Geschichten wie diese erschüttern unter dem Hashtag #MeTooInceste ganz Frankreich: «Ich war 9 Jahre alt. Ich werde dieses Gefühl von Scham, Schuld und Verletzlichkeit nie vergessen. Er war mein Onkel, er hat mich vergewaltigt.»
Tausende teilen seit Anfang Januar ihre Erfahrungen auf Twitter und Instagram – ermutigt durch das Buch der französischen Anwältin Camille Kouchner. In «La familia grande» schildert sie den sexuellen Missbrauch in ihrer Pariser Intellektuellenfamilie.
Duhamel verging sich zwei Jahre lang an Bub
Ihr Vater ist Bernard Kouchner, Gründer von Médecins Sans Frontières, früher war er der Aussenminister des Landes. Camilles Mutter Évelyne Pisier ist Politikprofessorin. Und deren zweiter Mann, der Stiefvater der Autorin, heisst Olivier Duhamel. Er ist Verfassungsexperte und war bis vor kurzem Vorsitzender von «Le Siècle», einem hochexklusiven Networking-Klub, Präsident der Eliteuniversitäts-Stiftung Sciences Po und Dauergast in den TV-Studios.
Ende der Achtzigerjahre: In der Ferienvilla im südfranzösischen Sanary-sur-Mer empfängt die Familie Professoren, Politiker und Künstler. Es herrschen die Ideen der 68er, das «Verbot zu verbieten». Kinder und Erwachsene liegen nackt um den Pool, küssen einander auf den Mund. In diesem Ambiente vergeht sich Olivier Duhamel zwei Jahre lang an ihrem Zwillingsbruder, schreibt Camille Kouchner. Er war zwölf Jahre alt, als alles begann. Kouchner wirft den Freunden Duhamels vor, davon gewusst zu haben.
Opfer hat nun Strafanzeige erstattet
Das Opfer selbst will nicht öffentlich über den Missbrauch sprechen. Doch letzten Dienstag hat er Anzeige gegen seinen Stiefvater erstattet. Dies nachdem die Staatsanwaltschaft eine Untersuchung eingeleitet hatte, um «zu prüfen, ob die Vorwürfe tatsächlich verjährt sind, Licht in die Affäre zu bringen und mögliche weitere Opfer zu identifizieren».

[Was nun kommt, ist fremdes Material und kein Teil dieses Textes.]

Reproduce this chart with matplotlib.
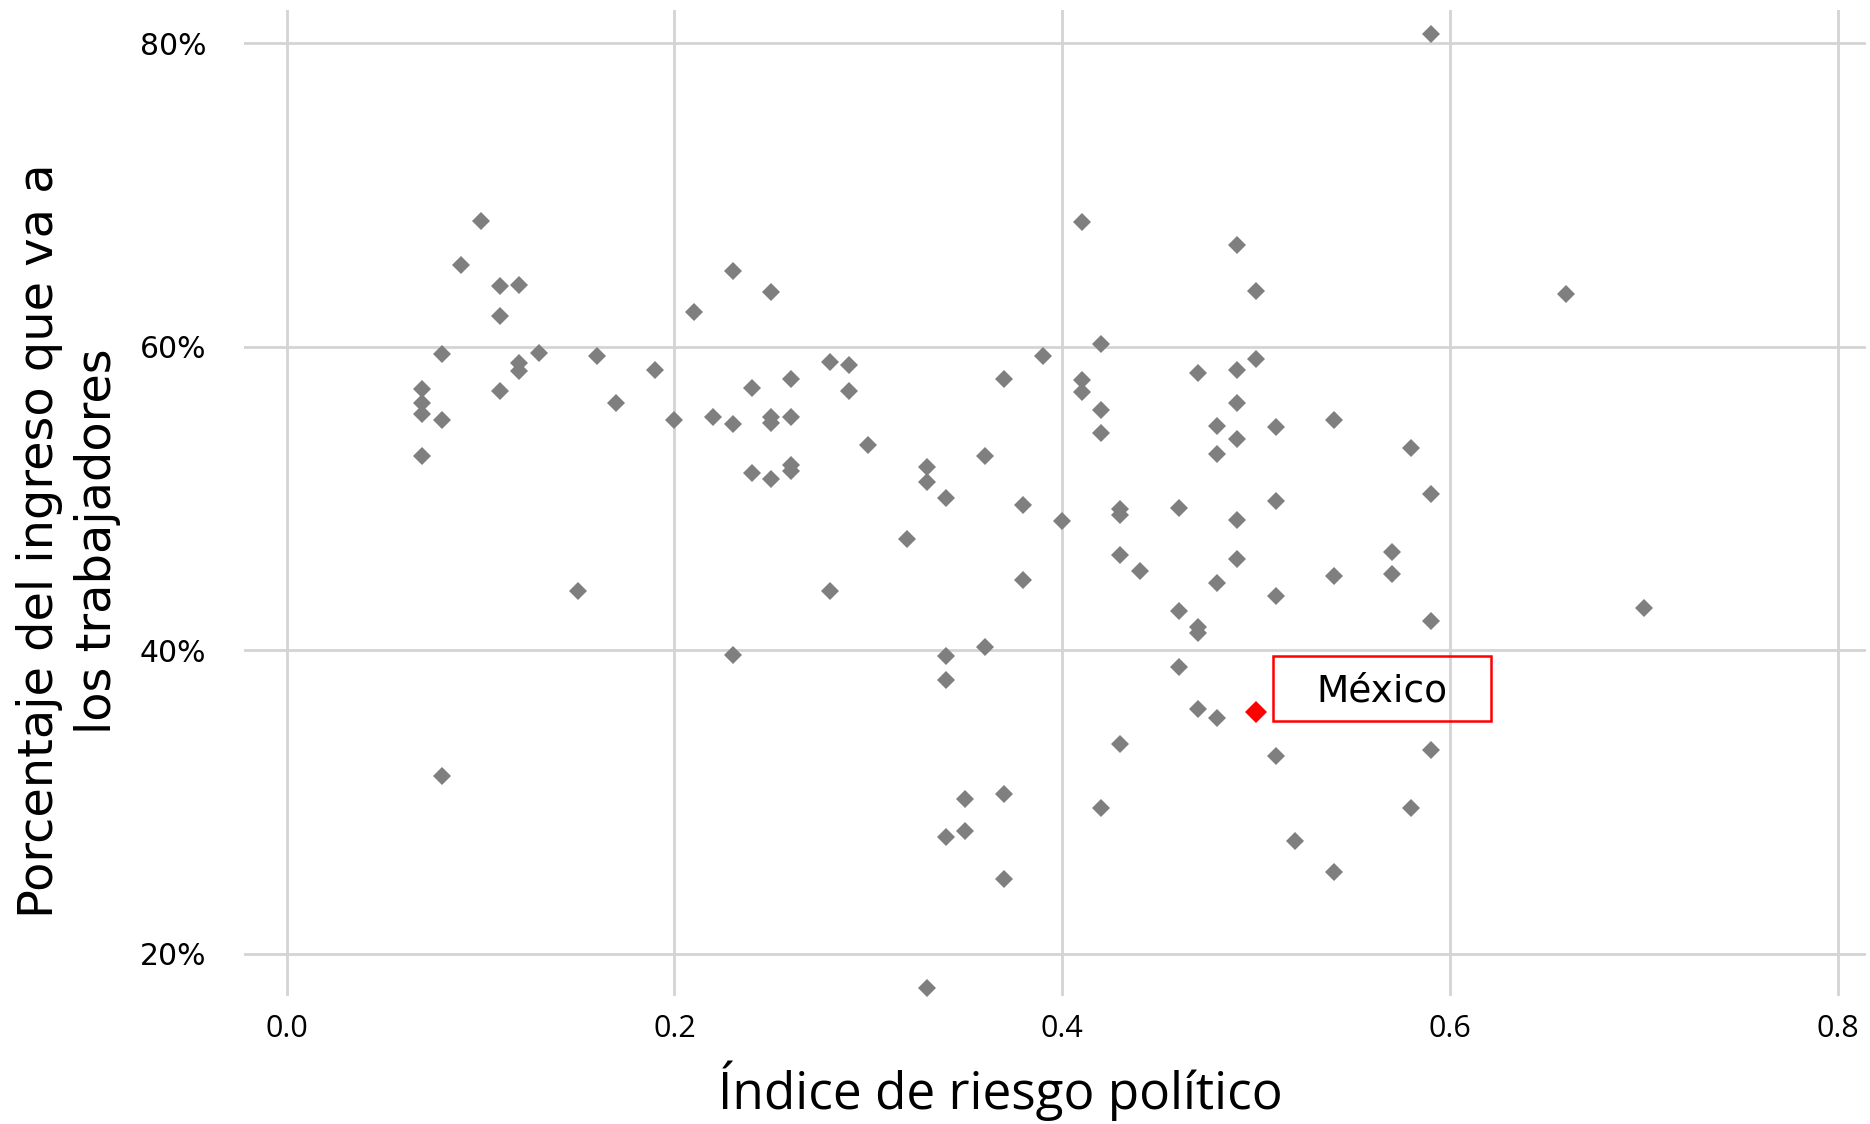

Gleichzeitig wurden diese Woche weitere Inzestfälle publik, in die französische Persönlichkeiten verwickelt sind. Die Vorwürfe richten sich unter anderem gegen den TV-Produzenten Gérard Louvin sowie seinen Ehemann Daniel Moyne, aber auch gegen den Regionalpolitiker des rechtsradikalen Rassemblement National, Robert Retout.
Einer von zehn Franzosen wurde missbraucht
Der Fall Duhamel löste in Frankreich eine Schockwelle aus. Selbst Präsident Emmanuel Macron ergriff das Wort und versprach nun, verschärfte Massnahmen zur Bekämpfung sexueller Gewalt in der Familie zu ergreifen. Denn die Zahlen sind erschreckend: Einer von zehn Franzosen gibt an, in seiner Kindheit von einem Verwandten sexuell missbraucht worden zu sein.
In der Schweiz gibt es zu diesem Thema keine aktuelle Studie, das Westschweizer Fernsehen nannte kürzlich die Zahl von 350 Kindern, die jedes Jahr Opfer von Inzest werden. Doch Experten sind überzeugt: Das ist nur die Spitze des Eisbergs.